BEIJING—Nestlé SA is renewing an effort to expand in China's fast-growing dairy market, even as the government cracks down on the sector.
The Swiss food maker plans to spend millions of dollars to teach farmers like Wang Shanshan and her family how to care for their cows.
Nestlé said this week that the company and the northeastern city of Shuangcheng are investing a total of 2.5 billion yuan, or about $400 million, to open a dairy-farming institute. The goal is to train Ms. Wang and some of the other 11,000 farmers with whom Nestlé works about how to feed and care for 500 cows instead of just a handful.
Nestlé will guarantee bank loans for farmers to buy more cattle. The company also plans to set up "cow bases," at which small-scale farmers will pay to have their cattle professionally managed.
Still, expansion appears daunting to Ms. Wang, whose family owns just eight cows. "My parents are growing older and I may just want to get out of the business altogether," she said.
Nestlé, which hopes to increase its market share in China's dairy industry, says it hopes that larger farms will help it boost production and efficiency while projecting a reputation for safety.
Nestlé also works with other farmers globally to increase yields and earnings. In 2010, it began a push to boost the quality and quantity of its coffee, giving thousands of farmers world-wide new coffee trees and teaching the farmers how to get the most from their crops.
In China, domestic dairies and foreign hopefuls are taking steps to bolster safety as Beijing tries to remake the industry after a series of health scandals. Fonterra Co-Operative Group Ltd., which is based in New Zealand, has strengthened plans to build larger farms in China. In 2008 a Chinese dairy in which Fonterra owned a 43% stake was implicated in a contaminated-milk scandal that resulted in the death of six infants and illnesses in 300,000 others.
"If we were to get hit by a safety flaw, it would be devastating," says Roland Decorvet, the chief executive of Nestlé China. The country's overall dairy sales reached $28 billion last year, up 8.5% from a year earlier, according to research firm Euromonitor International.
But most of China's agrarian landscape is made of small-scale farms, using different feed and different varieties of cattle. That adds steps to the distribution channel, maximizing the chances of contamination and decreasing accountability.
One upshot has been health crises, such as the 2008 tainted-milk scandal. Food-safety regulators last year shut down more than 400 dairy producers for not meeting sanitation and certification standards. Last month, government inspectors said they found higher-than-acceptable levels of a carcinogen in milk from China Mengniu Dairy Co., the country's leading dairy by sales. Mengniu, which didn't return calls for this article, said the implicated batch hadn't yet reached the dairy's own testing stage.
On Thursday state-run Xinhua News Agency reported that authorities are investigating the death of a four-month-old infant and the illness of his twin sister after they drank milk-powder formula made by Synutra International Inc. "We firmly believe this is an isolated incident unrelated to Synutra's products," the Qingdao-based company said. Synutra said it is cooperating with authorities but didn't order a recall, saying it is confident that its products are safe.

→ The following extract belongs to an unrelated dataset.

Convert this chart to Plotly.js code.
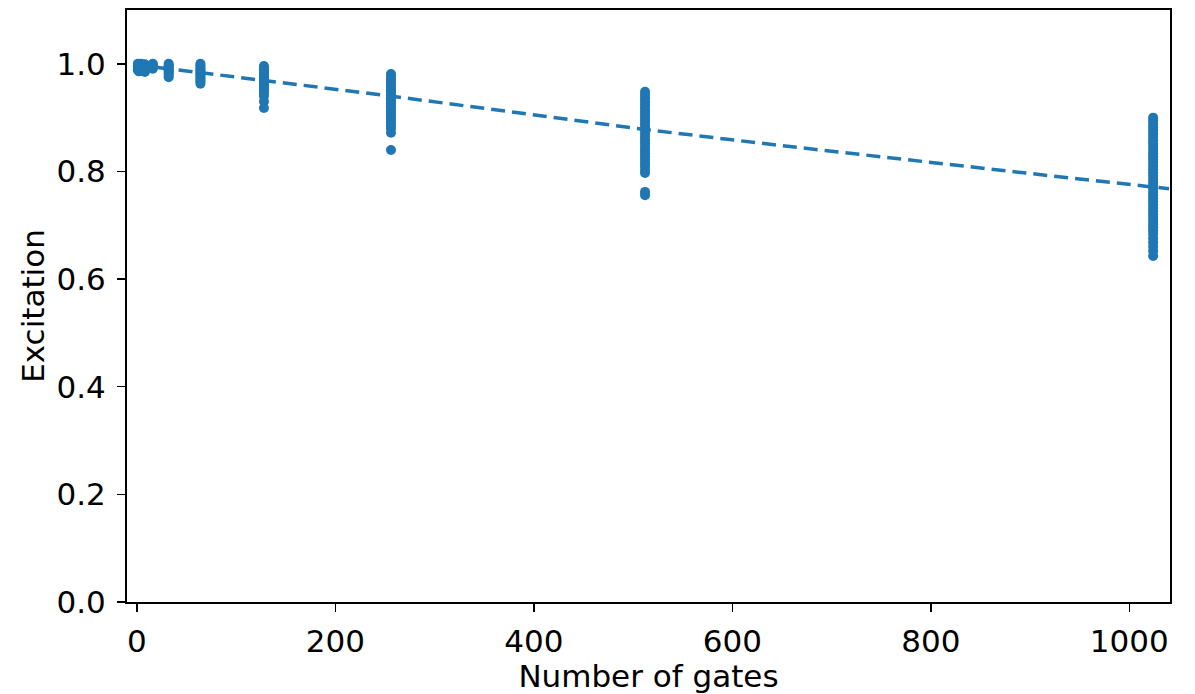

China's solution is to consolidate the industry. As a part of a five-year economic plan announced last year, leaders aim to accelerate "agricultural modernization," which includes moving toward decreasing the number of farms. Beijing also offers subsidies to help dairies buy more cattle to create bigger farms. Leaders have said they plan to double milk production to 64 million tons by 2020.
Domestic milk producers are consolidating. China Modern Agriculture Inc., based in China's northeastern city of Harbin, in December finalized an agreement to acquire smaller dairy operation Shangzhi Yulong Cattle Co. Terms weren't disclosed.

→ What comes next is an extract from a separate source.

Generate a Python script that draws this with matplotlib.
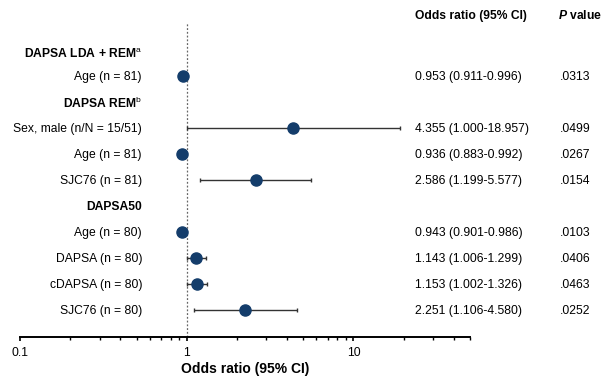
import matplotlib
matplotlib.use("Agg")
import matplotlib.pyplot as plt
from matplotlib.transforms import blended_transform_factory
import numpy as np

plt.rcParams['font.family'] = ['Liberation Sans', 'DejaVu Sans']
plt.rcParams['mathtext.fontset'] = 'custom'
plt.rcParams['mathtext.rm'] = 'Liberation Sans'
plt.rcParams['mathtext.bf'] = 'Liberation Sans:bold'
plt.rcParams['mathtext.bfit'] = 'Liberation Sans:bold:italic'

headers = ["DAPSA LDA + REM$^{\\mathrm{a}}$", "DAPSA REM$^{\\mathrm{b}}$", "DAPSA50"]
header_rows = [0.1, 2, 6]
labels = ["Age (n = 81)", "Sex, male (n/N = 15/51)", "Age (n = 81)", "SJC76 (n = 81)",
          "Age (n = 80)", "DAPSA (n = 80)", "cDAPSA (n = 80)", "SJC76 (n = 80)"]
rows = [1, 3, 4, 5, 7, 8, 9, 10]
odds = [0.953, 4.355, 0.936, 2.586, 0.943, 1.143, 1.153, 2.251]
lower = [0.911, 1.000, 0.883, 1.199, 0.901, 1.006, 1.002, 1.106]
upper = [0.996, 18.957, 0.992, 5.577, 0.986, 1.299, 1.326, 4.580]
ci_text = ["0.953 (0.911-0.996)", "4.355 (1.000-18.957)", "0.936 (0.883-0.992)",
           "2.586 (1.199-5.577)", "0.943 (0.901-0.986)", "1.143 (1.006-1.299)",
           "1.153 (1.002-1.326)", "2.251 (1.106-4.580)"]
pvals = [".0313", ".0499", ".0267", ".0154", ".0103", ".0406", ".0463", ".0252"]

W, H = 603, 377
fig = plt.figure(figsize=(W/100, H/100), dpi=100)
ax = fig.add_axes([20/W, 1-337/H, (470-20)/W, (337-23)/H])
ax.set_xscale('log')
ax.set_xlim(0.1, 50)
ax.set_ylim(11.05, -1.04)

navy = '#143d6b'
odds_a = np.array(odds)
err = [odds_a - np.array(lower), np.array(upper) - odds_a]
ax.errorbar(odds, rows, xerr=err, fmt='o', color=navy, ecolor='#333333',
            elinewidth=1.0, capsize=1.6, capthick=1.0, markersize=8, zorder=3)
ax.axvline(1, color='#666666', linestyle=(0, (1.5, 1.5)), linewidth=0.9, zorder=1)

for s in ['top', 'right', 'left']:
    ax.spines[s].set_visible(False)
ax.spines['bottom'].set_linewidth(1.4)
ax.set_yticks([])
ax.set_xticks([0.1, 1, 10])
ax.set_xticklabels(["0.1", "1", "10"])
ax.tick_params(axis='x', which='major', length=3, width=1.2, labelsize=8.7, pad=4)
ax.tick_params(axis='x', which='minor', length=2.2, width=1.0)
ax.set_xlabel("Odds ratio (95% CI)", fontsize=10, fontweight='bold', labelpad=2)

tr = blended_transform_factory(fig.transFigure, ax.transData)
lab_x = 142/W
fs = 8.7
for h, r in zip(headers, header_rows):
    ax.text(lab_x, r, h, transform=tr, ha='right', va='center_baseline', fontsize=fs,
            fontweight='bold', clip_on=False)
for l, r, c, p in zip(labels, rows, ci_text, pvals):
    ax.text(lab_x, r, l, transform=tr, ha='right', va='center_baseline', fontsize=fs, clip_on=False)
    ax.text(415/W, r, c, transform=tr, ha='left', va='center_baseline', fontsize=fs, clip_on=False)
    ax.text(560/W, r, p, transform=tr, ha='left', va='center_baseline', fontsize=fs, clip_on=False)

fig.text(415/W, 1-14/H, "Odds ratio (95% CI)", ha='left', va='center_baseline', fontsize=fs, fontweight='bold')
fig.text(558/W, 1-14/H, "$\\mathbfit{P}$ value", ha='left', va='center_baseline', fontsize=fs, fontweight='bold')

fig.savefig("out.png", dpi=100)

Nestlé was dealt a blow in China in 2005, when authorities said varieties of Neslac infant formula contained iodine in excess of national standards. Nestlé has struggled to win back market share in infant formula, which stood at 2.3% in 2010, down from 14.3% in 2003, according to the most recent data from Euromonitor.
Still, Nestlé's results show the market's promise. Its sales from China of all products jumped to 2.8 billion Swiss francs ($2.93 billion) in 2010, up 11% from a year earlier, according to the company's most recently disclosed data. Nestlé last year acquired confectionery company Hsu Fu Chi International and a 60% stake of drink maker Yinlu Food Groups Co.
Mr. Decorvet says the largest herds Nestlé will work with will contain no more than 3,000 cows. He cautions against excessive consolidation, saying that bigger farms can also lead to problems. "Extremes by any means are wrong," he says.
At the Nestlé training institute, foreign and Chinese experts will teach farm management and practical skills, such as machine sanitation. Nestlé says it hopes that the school will inspire entrepreneurial farmers who otherwise might be reluctant to take on debt to borrow milk money for expansion. Some farmers will be trained to run the cow bases to care for the cattle of other farmers, such as Ms. Wang.